• **EXERCISE PROMPT**
Take every line from the first down to the line with "OFF_Y = 18.0 / PX_Y" and set it down exactly, without the pictures.

• **SUPPLIED INFORMATION**
-.-.-

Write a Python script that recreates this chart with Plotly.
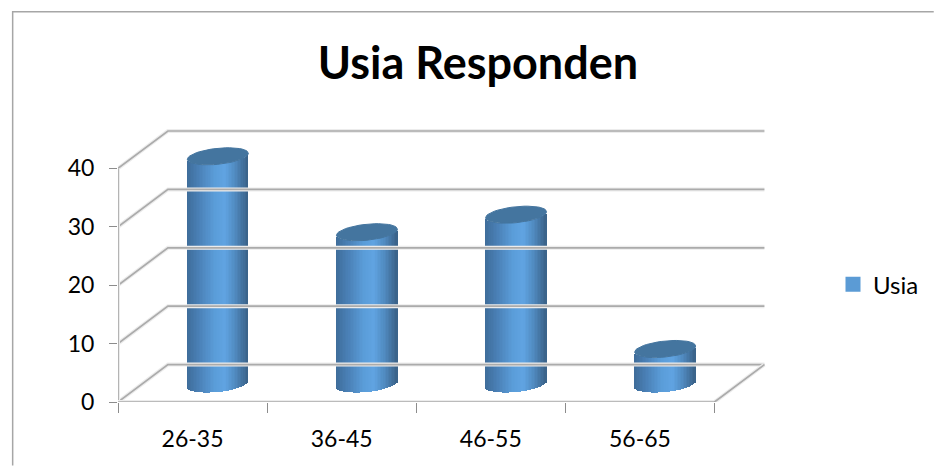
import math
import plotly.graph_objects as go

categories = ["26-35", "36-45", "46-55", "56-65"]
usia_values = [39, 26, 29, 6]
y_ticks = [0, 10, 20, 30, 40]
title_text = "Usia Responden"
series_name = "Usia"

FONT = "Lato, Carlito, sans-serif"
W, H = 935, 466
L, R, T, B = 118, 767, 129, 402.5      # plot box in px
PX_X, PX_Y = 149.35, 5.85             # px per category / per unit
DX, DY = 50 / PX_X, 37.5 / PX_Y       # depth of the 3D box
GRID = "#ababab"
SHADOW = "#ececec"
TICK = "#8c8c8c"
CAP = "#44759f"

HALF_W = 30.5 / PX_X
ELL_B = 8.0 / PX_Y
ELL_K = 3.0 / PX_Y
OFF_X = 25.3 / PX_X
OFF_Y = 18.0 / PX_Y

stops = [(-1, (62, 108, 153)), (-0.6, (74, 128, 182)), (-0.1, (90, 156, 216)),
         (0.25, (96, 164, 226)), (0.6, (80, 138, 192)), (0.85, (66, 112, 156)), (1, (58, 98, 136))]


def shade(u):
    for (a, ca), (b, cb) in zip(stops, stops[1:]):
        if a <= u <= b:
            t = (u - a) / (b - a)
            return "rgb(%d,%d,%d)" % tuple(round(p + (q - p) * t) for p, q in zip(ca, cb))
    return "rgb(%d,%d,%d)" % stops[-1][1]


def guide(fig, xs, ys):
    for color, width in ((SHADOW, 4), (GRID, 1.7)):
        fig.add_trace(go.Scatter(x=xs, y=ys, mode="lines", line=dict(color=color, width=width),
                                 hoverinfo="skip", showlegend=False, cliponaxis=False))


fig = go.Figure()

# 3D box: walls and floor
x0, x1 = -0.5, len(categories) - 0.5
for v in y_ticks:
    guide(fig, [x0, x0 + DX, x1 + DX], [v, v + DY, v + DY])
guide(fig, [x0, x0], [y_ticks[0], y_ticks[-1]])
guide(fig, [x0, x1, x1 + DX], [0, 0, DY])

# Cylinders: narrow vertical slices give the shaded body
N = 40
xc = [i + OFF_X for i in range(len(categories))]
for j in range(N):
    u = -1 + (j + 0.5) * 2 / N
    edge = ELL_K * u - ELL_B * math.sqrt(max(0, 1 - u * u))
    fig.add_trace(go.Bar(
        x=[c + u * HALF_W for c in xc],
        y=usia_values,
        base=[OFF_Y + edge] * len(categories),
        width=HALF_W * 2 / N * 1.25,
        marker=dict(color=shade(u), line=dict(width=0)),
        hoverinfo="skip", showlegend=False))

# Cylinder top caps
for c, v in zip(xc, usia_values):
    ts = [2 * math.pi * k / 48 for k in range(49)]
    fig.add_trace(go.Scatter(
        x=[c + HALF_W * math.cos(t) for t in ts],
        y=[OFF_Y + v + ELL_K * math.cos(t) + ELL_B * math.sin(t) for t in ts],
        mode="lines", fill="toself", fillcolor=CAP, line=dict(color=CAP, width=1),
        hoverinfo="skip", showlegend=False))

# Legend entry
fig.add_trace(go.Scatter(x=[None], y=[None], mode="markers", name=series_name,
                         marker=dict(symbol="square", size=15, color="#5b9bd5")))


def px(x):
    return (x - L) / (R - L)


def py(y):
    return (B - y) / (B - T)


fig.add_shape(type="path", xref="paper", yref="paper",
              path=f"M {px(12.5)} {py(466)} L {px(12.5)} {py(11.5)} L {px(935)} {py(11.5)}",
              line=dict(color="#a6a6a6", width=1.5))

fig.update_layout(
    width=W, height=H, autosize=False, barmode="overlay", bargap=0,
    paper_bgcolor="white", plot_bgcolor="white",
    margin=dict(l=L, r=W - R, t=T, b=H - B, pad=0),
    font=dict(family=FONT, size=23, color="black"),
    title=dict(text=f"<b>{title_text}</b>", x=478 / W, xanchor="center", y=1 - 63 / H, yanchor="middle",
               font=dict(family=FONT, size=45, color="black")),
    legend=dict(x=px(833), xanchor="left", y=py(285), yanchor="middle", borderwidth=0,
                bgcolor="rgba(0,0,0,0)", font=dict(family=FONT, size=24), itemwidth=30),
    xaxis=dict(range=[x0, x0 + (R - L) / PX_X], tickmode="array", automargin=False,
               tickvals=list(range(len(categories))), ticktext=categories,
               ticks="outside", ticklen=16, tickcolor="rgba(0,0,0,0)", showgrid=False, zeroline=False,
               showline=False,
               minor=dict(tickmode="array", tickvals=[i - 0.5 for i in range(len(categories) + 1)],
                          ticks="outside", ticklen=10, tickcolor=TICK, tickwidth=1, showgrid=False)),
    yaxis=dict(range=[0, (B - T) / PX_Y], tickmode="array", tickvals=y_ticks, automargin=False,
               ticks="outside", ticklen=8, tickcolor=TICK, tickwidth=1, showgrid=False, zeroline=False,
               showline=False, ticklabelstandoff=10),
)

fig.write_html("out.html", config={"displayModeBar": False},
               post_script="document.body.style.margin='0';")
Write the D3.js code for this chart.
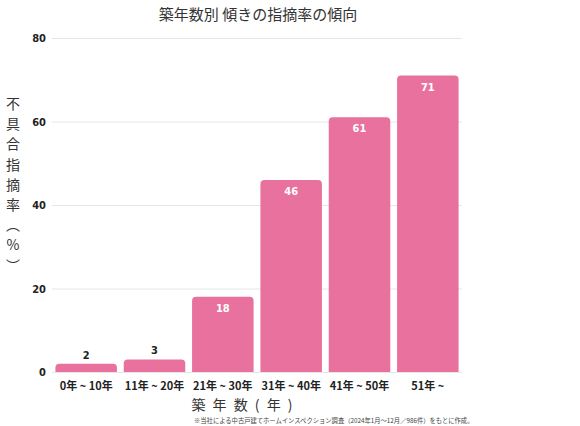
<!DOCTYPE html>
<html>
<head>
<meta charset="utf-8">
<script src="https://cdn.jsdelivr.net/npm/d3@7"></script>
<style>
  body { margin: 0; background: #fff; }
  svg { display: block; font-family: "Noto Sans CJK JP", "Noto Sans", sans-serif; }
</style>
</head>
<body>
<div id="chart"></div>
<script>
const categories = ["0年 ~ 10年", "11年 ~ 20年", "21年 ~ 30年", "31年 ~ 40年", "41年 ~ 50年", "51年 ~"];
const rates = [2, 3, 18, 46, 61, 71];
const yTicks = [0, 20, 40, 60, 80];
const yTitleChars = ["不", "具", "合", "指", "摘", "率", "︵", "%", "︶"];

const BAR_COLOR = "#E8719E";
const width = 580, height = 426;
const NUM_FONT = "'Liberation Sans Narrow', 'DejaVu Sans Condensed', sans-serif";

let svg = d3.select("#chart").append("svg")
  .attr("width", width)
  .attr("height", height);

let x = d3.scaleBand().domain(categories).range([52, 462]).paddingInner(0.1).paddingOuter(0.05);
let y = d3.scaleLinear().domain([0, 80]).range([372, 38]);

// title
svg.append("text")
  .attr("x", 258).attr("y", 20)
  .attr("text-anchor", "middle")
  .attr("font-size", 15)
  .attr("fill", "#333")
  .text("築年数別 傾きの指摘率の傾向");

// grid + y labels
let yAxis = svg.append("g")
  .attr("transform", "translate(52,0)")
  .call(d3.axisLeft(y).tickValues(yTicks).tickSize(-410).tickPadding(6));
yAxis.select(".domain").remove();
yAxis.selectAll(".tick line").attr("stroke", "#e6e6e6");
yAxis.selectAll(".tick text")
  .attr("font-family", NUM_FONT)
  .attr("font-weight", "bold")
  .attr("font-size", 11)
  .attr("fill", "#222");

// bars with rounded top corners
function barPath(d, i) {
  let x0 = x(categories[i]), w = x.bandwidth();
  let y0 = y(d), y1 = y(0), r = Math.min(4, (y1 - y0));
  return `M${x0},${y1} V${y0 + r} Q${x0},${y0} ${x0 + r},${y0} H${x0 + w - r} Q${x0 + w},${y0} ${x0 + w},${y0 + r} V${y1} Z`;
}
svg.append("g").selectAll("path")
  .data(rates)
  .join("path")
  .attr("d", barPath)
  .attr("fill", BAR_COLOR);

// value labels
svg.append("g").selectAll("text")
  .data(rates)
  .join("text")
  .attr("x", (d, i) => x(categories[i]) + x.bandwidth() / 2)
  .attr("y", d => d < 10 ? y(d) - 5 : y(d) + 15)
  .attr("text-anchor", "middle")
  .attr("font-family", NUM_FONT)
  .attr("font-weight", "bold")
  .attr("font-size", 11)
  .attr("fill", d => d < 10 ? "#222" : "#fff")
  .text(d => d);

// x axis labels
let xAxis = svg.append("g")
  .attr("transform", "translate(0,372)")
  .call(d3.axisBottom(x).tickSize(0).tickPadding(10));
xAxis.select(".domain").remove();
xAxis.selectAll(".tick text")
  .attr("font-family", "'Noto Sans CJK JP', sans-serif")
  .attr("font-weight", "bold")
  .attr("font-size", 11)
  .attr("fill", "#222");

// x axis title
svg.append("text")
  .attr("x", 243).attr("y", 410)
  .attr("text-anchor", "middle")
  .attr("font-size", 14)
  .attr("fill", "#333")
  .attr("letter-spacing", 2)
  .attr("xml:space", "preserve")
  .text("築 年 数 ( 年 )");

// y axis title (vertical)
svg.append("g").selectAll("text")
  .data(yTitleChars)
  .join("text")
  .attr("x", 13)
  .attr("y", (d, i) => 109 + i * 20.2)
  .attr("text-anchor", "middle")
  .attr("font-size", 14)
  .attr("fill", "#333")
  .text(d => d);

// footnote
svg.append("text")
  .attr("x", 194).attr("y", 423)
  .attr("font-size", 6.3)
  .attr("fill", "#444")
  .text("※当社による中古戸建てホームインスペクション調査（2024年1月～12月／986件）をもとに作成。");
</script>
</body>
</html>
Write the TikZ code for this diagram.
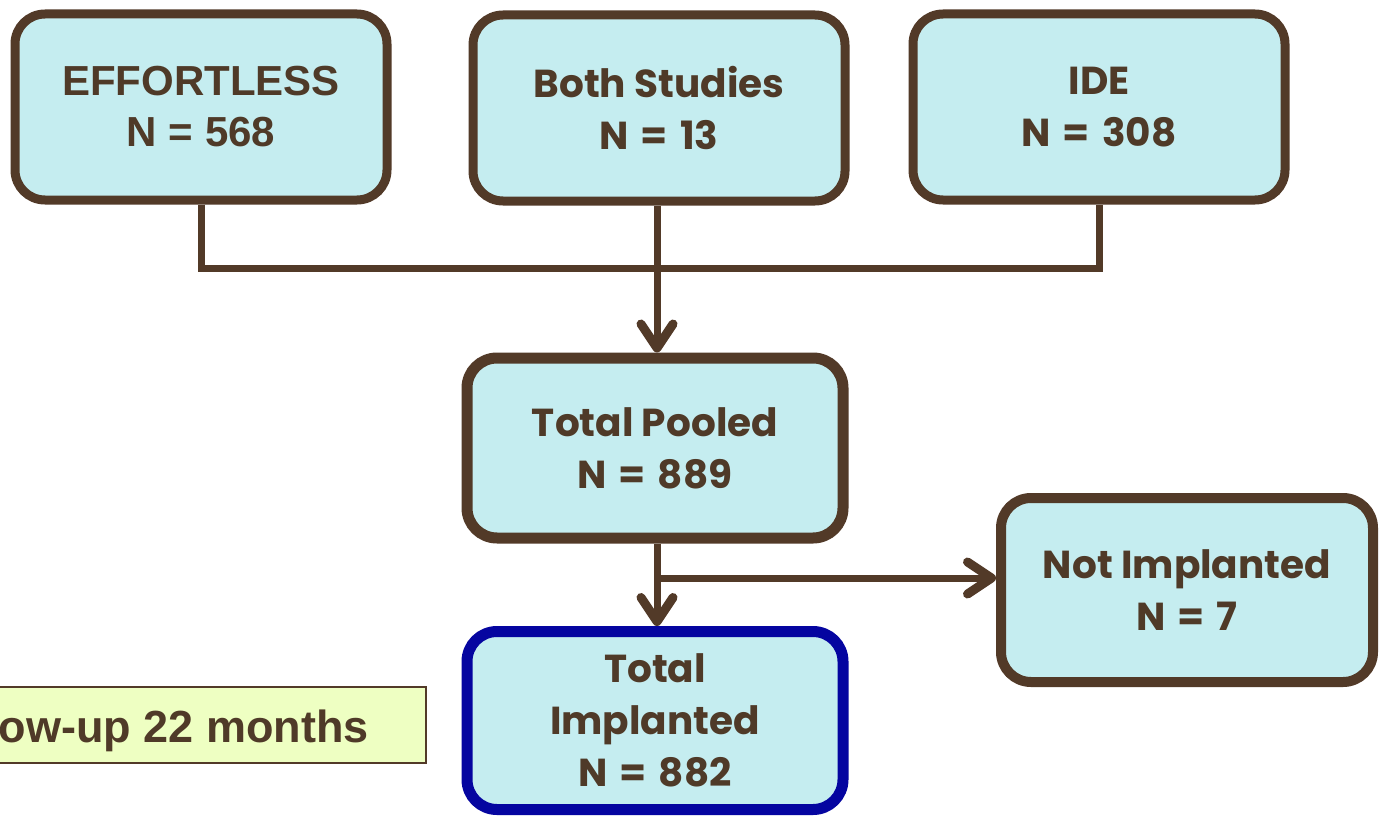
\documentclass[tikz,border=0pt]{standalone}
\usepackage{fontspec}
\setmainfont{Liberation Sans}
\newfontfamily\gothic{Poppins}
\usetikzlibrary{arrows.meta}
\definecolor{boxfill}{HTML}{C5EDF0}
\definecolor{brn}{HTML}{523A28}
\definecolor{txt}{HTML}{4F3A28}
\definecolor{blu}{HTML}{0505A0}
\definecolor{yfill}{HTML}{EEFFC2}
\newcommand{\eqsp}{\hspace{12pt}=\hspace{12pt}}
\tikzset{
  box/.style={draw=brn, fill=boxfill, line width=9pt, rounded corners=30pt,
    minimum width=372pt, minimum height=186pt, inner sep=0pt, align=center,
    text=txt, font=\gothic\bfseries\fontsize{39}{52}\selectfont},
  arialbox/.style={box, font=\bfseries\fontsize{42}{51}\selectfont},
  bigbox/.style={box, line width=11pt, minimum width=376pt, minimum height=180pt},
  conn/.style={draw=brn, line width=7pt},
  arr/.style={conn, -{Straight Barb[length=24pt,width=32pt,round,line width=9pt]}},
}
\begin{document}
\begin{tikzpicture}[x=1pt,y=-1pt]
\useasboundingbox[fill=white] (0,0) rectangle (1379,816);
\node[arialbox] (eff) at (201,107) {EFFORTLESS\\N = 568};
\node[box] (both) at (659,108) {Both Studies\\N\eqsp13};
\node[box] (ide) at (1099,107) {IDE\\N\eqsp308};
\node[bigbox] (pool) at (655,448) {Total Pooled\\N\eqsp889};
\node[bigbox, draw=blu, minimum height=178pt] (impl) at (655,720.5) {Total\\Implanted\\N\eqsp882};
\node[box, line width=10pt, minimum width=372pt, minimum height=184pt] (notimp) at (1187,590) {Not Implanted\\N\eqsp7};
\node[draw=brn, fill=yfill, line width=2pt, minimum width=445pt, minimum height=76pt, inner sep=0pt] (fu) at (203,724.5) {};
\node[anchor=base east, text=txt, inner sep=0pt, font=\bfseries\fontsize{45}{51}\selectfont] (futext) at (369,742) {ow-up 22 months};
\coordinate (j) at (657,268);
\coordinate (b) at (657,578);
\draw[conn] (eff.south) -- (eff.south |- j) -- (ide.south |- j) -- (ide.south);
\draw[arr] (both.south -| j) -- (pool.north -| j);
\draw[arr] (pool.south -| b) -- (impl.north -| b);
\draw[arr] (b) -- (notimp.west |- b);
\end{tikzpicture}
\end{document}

-.-.-

• **EXERCISE OUTPUT**
Write a Python script that recreates this chart with Plotly.
import math
import plotly.graph_objects as go

categories = ["26-35", "36-45", "46-55", "56-65"]
usia_values = [39, 26, 29, 6]
y_ticks = [0, 10, 20, 30, 40]
title_text = "Usia Responden"
series_name = "Usia"

FONT = "Lato, Carlito, sans-serif"
W, H = 935, 466
L, R, T, B = 118, 767, 129, 402.5      # plot box in px
PX_X, PX_Y = 149.35, 5.85             # px per category / per unit
DX, DY = 50 / PX_X, 37.5 / PX_Y       # depth of the 3D box
GRID = "#ababab"
SHADOW = "#ececec"
TICK = "#8c8c8c"
CAP = "#44759f"

HALF_W = 30.5 / PX_X
ELL_B = 8.0 / PX_Y
ELL_K = 3.0 / PX_Y
OFF_X = 25.3 / PX_X
OFF_Y = 18.0 / PX_Y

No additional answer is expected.